All of this work and Mary was not one to hang her own work on her own walls.  Her collection featured the work of her friends.  There was a regular group of artists that Mary painted with.  They traveled together and socialized and painted.  It’s quite the group and once again I am jealous I was not in it.  How fabulous to have Barbara Pound, Lamar Dodd, Dong Kingman, Henry Nordhausen, Gerry Bosch, Chen Chi, Edward Shorter, Wyndell Taylor and a young Bruno Zupan as your colleagues? 

Columbus has been influenced and blessed my Mary Passailaigue in so many ways.  She and her husband, Jack, were instrumental in the formation of the Columbus Museum.  Jack served eight years as president of the board of trustees.  Mary was an invaluable member of Junior League of Columbus, Tea Olive Garden Club, Three Arts League, Linwood Cemetery Foundation, Historic Columbus Foundation (Honored Lady of the 1979 Heritage Ball), Brookstone School (which still has 3 Mary and Jack Passailaigue foreign language awards for graduating seniors), and a Mary Passailaigue art scholarship at CSU. 

Obviously, Mary was not just local.  She was a member of the Grand Central Galleries of New York (Grand Central Station used to have an art gallery on the sixth floor of the Grand Central terminal. It was open 1923-1994.)  and a board member of the Artists Associates of Atlanta.  She was one of the first female members of the New York Salmagundi Club.

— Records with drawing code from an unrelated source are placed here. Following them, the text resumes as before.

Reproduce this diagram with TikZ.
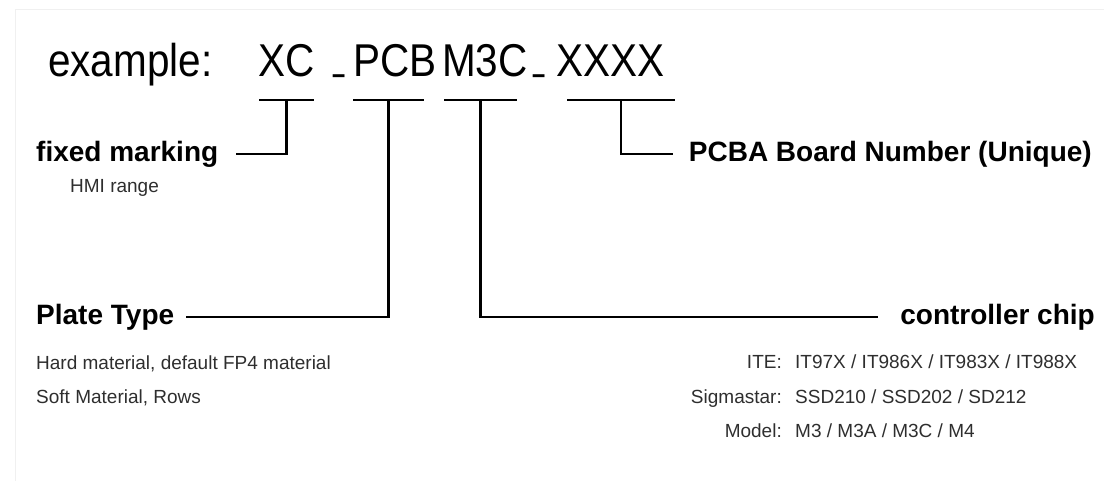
\documentclass[tikz,border=0pt]{standalone}
\usepackage{fontspec}
\setmainfont{Liberation Sans}
\newfontfamily\codefont[FakeStretch=0.88]{Liberation Sans}
\usetikzlibrary{calc}
\tikzset{
    part diagram/.style = {x=1pt, y=-1pt},
    line/.style         = {line width=2.8pt, black},
    code/.style         = {inner sep=0pt, anchor=base west,
                           font=\codefont\fontsize{46}{55}\selectfont},
    field/.style        = {inner sep=0pt,
                           font=\fontsize{28}{34}\selectfont\bfseries},
    note/.style         = {inner sep=0pt, text=black!82,
                           font=\fontsize{19}{23}\selectfont},
    frame/.style        = {black!6, line width=1pt}
}
\def\coderow{77}
\def\barrow{100}
\def\upperrow{154}
\def\lowerrow{317}
\def\firstrow{368}
\def\secondrow{403}
\def\thirdrow{437}
\def\labelgap{16pt}

\begin{document}
\begin{tikzpicture}[part diagram]
\useasboundingbox (0,0) rectangle (1104,481);
\draw[frame] (15,481) -- (15,10) -- (1104,10);

% The example part number, written piece by piece.
\node[code] (example) at (48,\coderow) {example:};
\node[code] (xc)   at (258,\coderow) {XC};
\node[code] (usa)  at (333,\coderow-8) {\scalebox{0.5}[1]{\_}};
\node[code] (pcb)  at (353,\coderow) {PCB};
\node[code] (m3c)  at (442,\coderow) {M3C};
\node[code] (usb)  at (533,\coderow-8) {\scalebox{0.5}[1]{\_}};
\node[code] (xxxx) at (556,\coderow) {XXXX};

% Field names.
\node[field, anchor=west] (fixed) at (36,\upperrow) {fixed marking};
\node[field, anchor=east] (board) at (1092,\upperrow)
    {PCBA Board Number (Unique)};
\node[field, anchor=west] (plate) at (36,\lowerrow) {Plate Type};
\node[field, anchor=east] (chip) at (1095,\lowerrow) {controller chip};

% Bars under each piece, with a leader down to its field name.
\coordinate (xcL) at (259,\barrow);
\coordinate (xcR) at (314,\barrow);
\coordinate (pcbL) at (353,\barrow);
\coordinate (pcbR) at (424,\barrow);
\coordinate (m3cL) at (444,\barrow);
\coordinate (m3cR) at (517,\barrow);
\coordinate (xxxxL) at (567,\barrow);
\coordinate (xxxxR) at (675,\barrow);
\draw[line] (xcL) -- (xcR);
\draw[line] (pcbL) -- (pcbR);
\draw[line] (m3cL) -- (m3cR);
\draw[line] (xxxxL) -- (xxxxR);
\draw[line, shorten >=18pt] ($(xcL)!0.5!(xcR)$) |- (fixed.east);
\draw[line, shorten >=12pt] ($(pcbL)!0.5!(pcbR)$) |- (plate.east);
\draw[line, shorten >=22pt] ($(m3cL)!0.5!(m3cR)$) |- (chip.west);
\draw[line, shorten >=\labelgap] ($(xxxxL)!0.5!(xxxxR)$) |- (board.west);

% Notes under the field names.
\node[note, anchor=base west] (hmi) at (70,193) {HMI range};
\node[note, anchor=base west] (hard) at (36,\firstrow+1)
    {Hard material, default FP4 material};
\node[note, anchor=base west] (soft) at (36,\secondrow) {Soft Material, Rows};
\node[note, anchor=base east] (ite) at (782,\firstrow) {ITE:};
\node[note, anchor=base west] (itelist) at (795,\firstrow)
    {IT97X / IT986X / IT983X / IT988X};
\node[note, anchor=base east] (sigma) at (782,\secondrow) {Sigmastar:};
\node[note, anchor=base west] (sigmalist) at (795,\secondrow)
    {SSD210 / SSD202 / SD212};
\node[note, anchor=base east] (model) at (782,\thirdrow) {Model:};
\node[note, anchor=base west] (modellist) at (795,\thirdrow)
    {M3 / M3A / M3C / M4};

\end{tikzpicture}
\end{document}
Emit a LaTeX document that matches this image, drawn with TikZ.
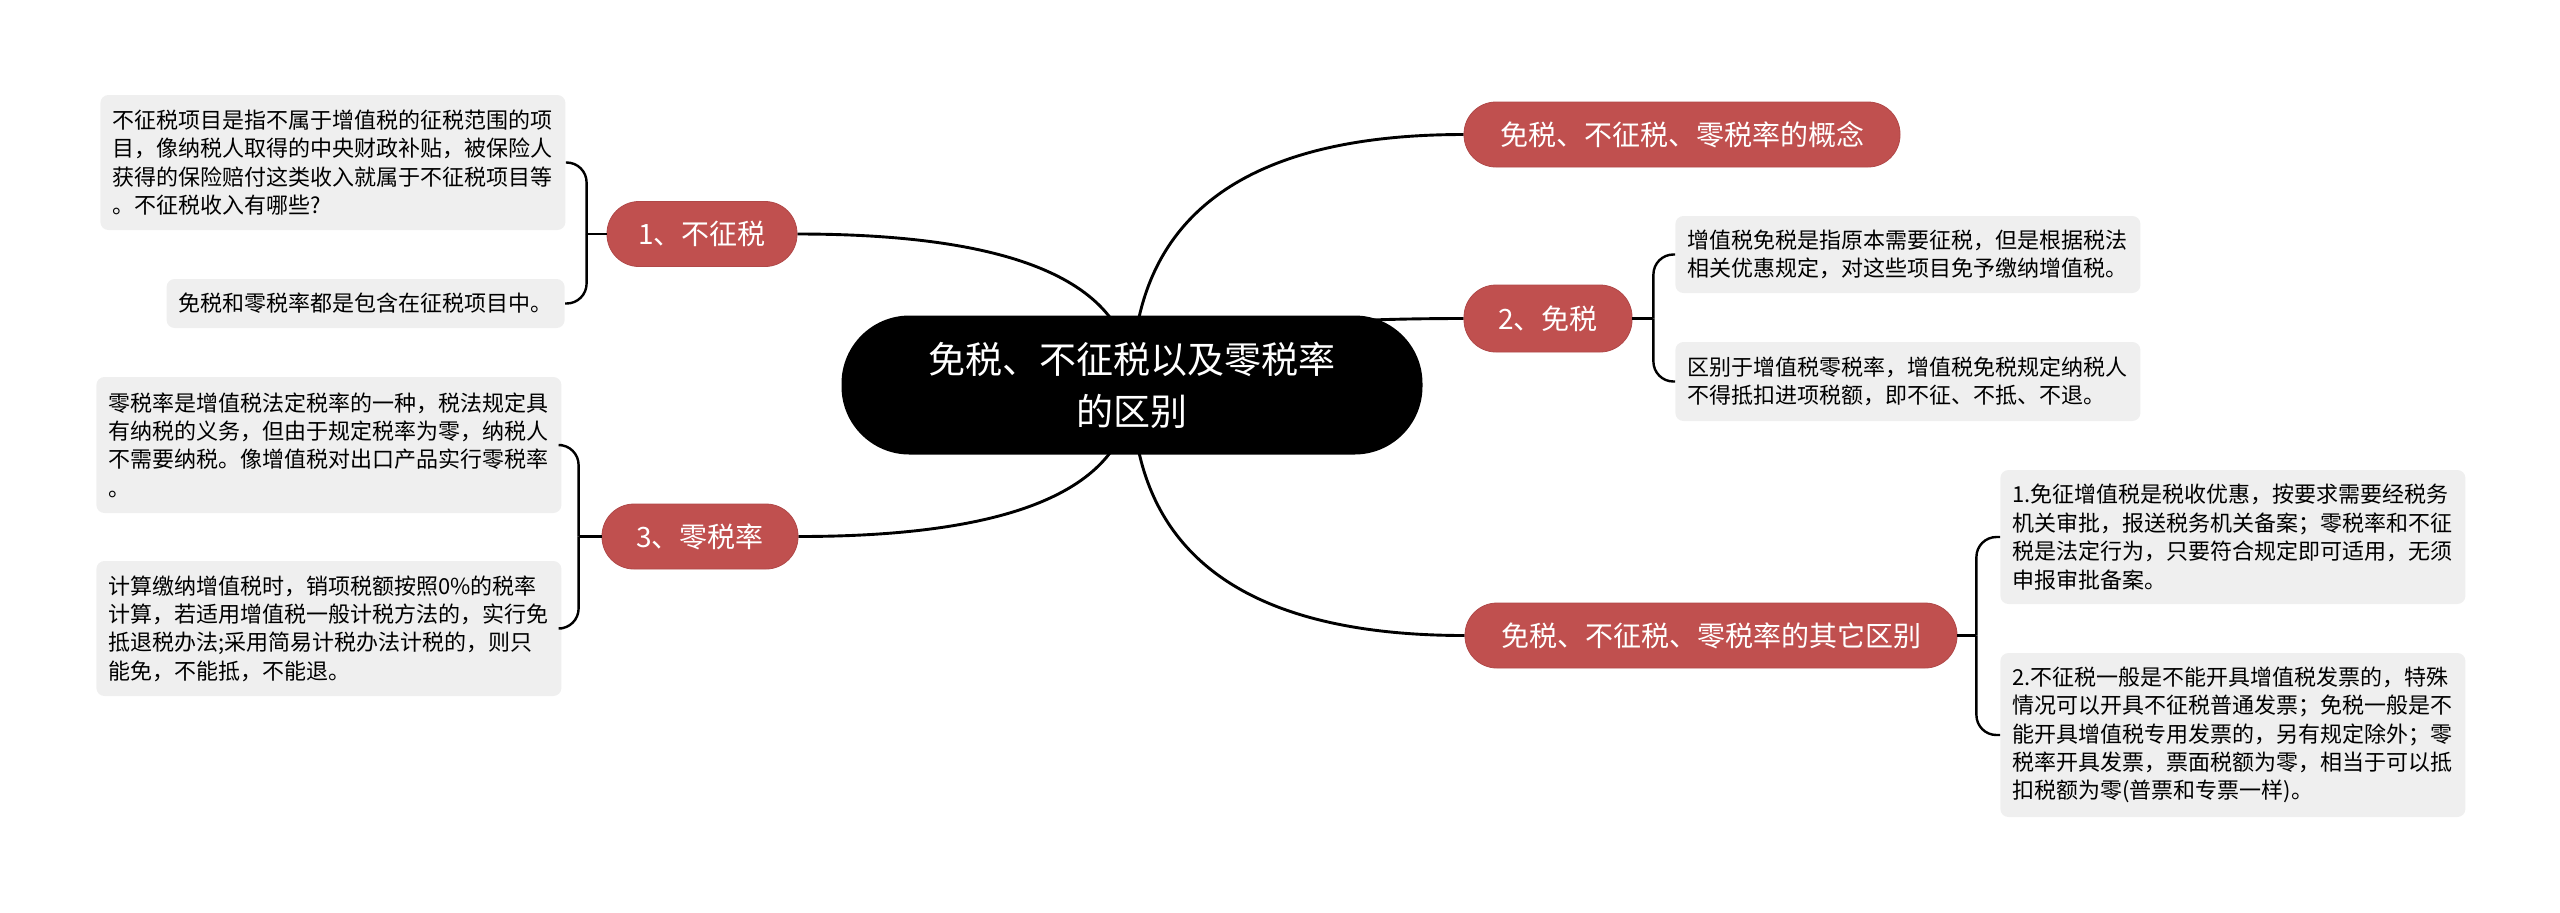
\documentclass[tikz,border=0pt]{standalone}
\usepackage{fontspec}
\setmainfont{Noto Sans CJK SC}
\usetikzlibrary{calc,backgrounds}
\definecolor{branchred}{HTML}{C0504F}
\definecolor{branchedge}{HTML}{B04848}
\definecolor{boxgray}{HTML}{EFEFEF}
\tikzset{
  centralnode/.style={fill=black, text=white, rounded corners=34pt, minimum width=290.5pt, minimum height=69.5pt, align=center, font=\fontsize{18.5pt}{26pt}\selectfont, inner sep=0pt},
  branchnode/.style={fill=branchred, draw=branchedge, line width=0.4pt, text=white, rounded corners=16pt, minimum height=32.5pt, font=\fontsize{14pt}{17pt}\selectfont, inner sep=0pt},
  leafbox/.style={fill=boxgray, rounded corners=4pt, align=left, inner xsep=6pt, inner ysep=0pt, font=\fontsize{11pt}{14.2pt}\selectfont, text width=220.5pt},
  mainlink/.style={line width=1.45pt, black},
  sublink/.style={line width=1.2pt, black},
  qcurve/.style={to path={.. controls ($(\tikztostart)!0.667!(\tikztostart |- \tikztotarget)$) and ($(\tikztotarget)!0.667!(\tikztostart |- \tikztotarget)$) .. (\tikztotarget)}}
}
\begin{document}
\begin{tikzpicture}[x=0.5pt, y=-0.5pt]
\useasboundingbox (0,0) rectangle (2560,912);

% central
\node[centralnode] (cen) at (1132,385) {免税、不征税以及零税率\\的区别};

% branches
\node[branchnode, minimum width=218pt] (b1) at (1682,134.5) {免税、不征税、零税率的概念};
\node[branchnode, minimum width=84pt, minimum height=33.5pt] (b2) at (1548,318.5) {2、免税};
\node[branchnode, minimum width=246pt] (b3) at (1711,635.5) {免税、不征税、零税率的其它区别};
\node[branchnode, minimum width=95pt] (l1) at (702,234) {1、不征税};
\node[branchnode, minimum width=98pt] (l3) at (700,536.5) {3、零税率};

% leaf boxes
\node[leafbox, anchor=west, minimum height=67.5pt] (tl) at (100,162.5) {不征税项目是指不属于增值税的征税范围的项\\目，像纳税人取得的中央财政补贴，被保险人\\获得的保险赔付这类收入就属于不征税项目等\\。不征税收入有哪些?};
\node[leafbox, anchor=east, minimum height=24.5pt, text width=187pt] (bl) at (565,303.5) {免税和零税率都是包含在征税项目中。};
\node[leafbox, anchor=west, minimum height=68pt] (ml1) at (96,445) {零税率是增值税法定税率的一种，税法规定具\\有纳税的义务，但由于规定税率为零，纳税人\\不需要纳税。像增值税对出口产品实行零税率\\。};
\node[leafbox, anchor=west, minimum height=67.5pt] (ml2) at (96,628.5) {计算缴纳增值税时，销项税额按照0\%的税率\\计算，若适用增值税一般计税方法的，实行免\\抵退税办法;采用简易计税办法计税的，则只\\能免，不能抵，不能退。};
\node[leafbox, anchor=west, minimum height=38.5pt] (r1) at (1675,254.5) {增值税免税是指原本需要征税，但是根据税法\\相关优惠规定，对这些项目免予缴纳增值税。};
\node[leafbox, anchor=west, minimum height=39.5pt] (r2) at (1675,381.5) {区别于增值税零税率，增值税免税规定纳税人\\不得抵扣进项税额，即不征、不抵、不退。};
\node[leafbox, anchor=west, minimum height=67pt] (r3) at (2000,537) {1.免征增值税是税收优惠，按要求需要经税务\\机关审批，报送税务机关备案；零税率和不征\\税是法定行为，只要符合规定即可适用，无须\\申报审批备案。};
\node[leafbox, anchor=west, minimum height=82pt] (r4) at (2000,735) {2.不征税一般是不能开具增值税发票的，特殊\\情况可以开具不征税普通发票；免税一般是不\\能开具增值税专用发票的，另有规定除外；零\\税率开具发票，票面税额为零，相当于可以抵\\扣税额为零(普票和专票一样)。};

% junctions
\coordinate (j2) at ($(b2.east)+(21,0)$);
\coordinate (j3) at ($(b3.east)+(19,0)$);
\coordinate (jl1) at ($(l1.west)+(-20,0)$);
\coordinate (jl3) at ($(l3.west)+(-23,0)$);

\begin{pgfonlayer}{background}
  \draw[mainlink] (cen.center) to[qcurve] (b1.west);
  \draw[mainlink] (cen.center) to[qcurve] (b2.west);
  \draw[mainlink] (cen.center) to[qcurve] (b3.west);
  \draw[mainlink] (cen.center) to[qcurve] (l1.east);
  \draw[mainlink] (cen.center) to[qcurve] (l3.east);
\end{pgfonlayer}

\draw[sublink] (b2.east) -- (j2);
\draw[sublink, rounded corners=10pt] (j2) |- (r1.west);
\draw[sublink, rounded corners=10pt] (j2) |- (r2.west);
\draw[sublink] (b3.east) -- (j3);
\draw[sublink, rounded corners=10pt] (j3) |- (r3.west);
\draw[sublink, rounded corners=10pt] (j3) |- (r4.west);
\draw[sublink] (l1.west) -- (jl1);
\draw[sublink, rounded corners=10pt] (jl1) |- (tl.east);
\draw[sublink, rounded corners=10pt] (jl1) |- (bl.east);
\draw[sublink] (l3.west) -- (jl3);
\draw[sublink, rounded corners=10pt] (jl3) |- (ml1.east);
\draw[sublink, rounded corners=10pt] (jl3) |- (ml2.east);
\end{tikzpicture}
\end{document}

Which is the oldest art club in America founded in 1871.  It still has less than 1200 members.

Is there nothing this woman could not do?  Artist, philanthropist, poet, horticulturalist, needlewoman, ballroom dance, cook, florist, and Google even says composer to two songs.  She illustrated cookbooks and programs and even her own unpublished children’s book.  There have been countless exhibitions of her work, including shows in Paris and Athens, Greece. 

In her published book of poems, A Little Pamphlet of Assorted Poems, she wrote:           

‘Tis a shame we mortals

                        Have to sleep

            I wish I was a fay

                        And in my garden

                        All night long

            Could laugh, sing,

                        Dance and play

Mary Flournoy Passailaigue is someone we should all know more about.  If you ask the older generation if they knew her their eyes light up.  She is still so well regarded not only for her artistic talents, but for being just a really good person.  Of all the things I have read about her I think the biography printed in the invitation for an exhibition of forty watercolors executed in Venice, Rome, Sicily, and the Basque Country of France is the best.  I can only hope that one day someone, somewhere writes about me in the same way.

            Mary has intense interest and joy in life-people, places, the plastic arts, music, poetry and the world of nature.  All are expressed in her paintings through her trained and receptive eye, skilled hands, knowledge of techniques and media, and last but not least – heart.  Color, rhythm, vitality, realism, impressionism, mood – all are there for communication with the beholder.  Her work is her own and there is only one Mary Passailaigue.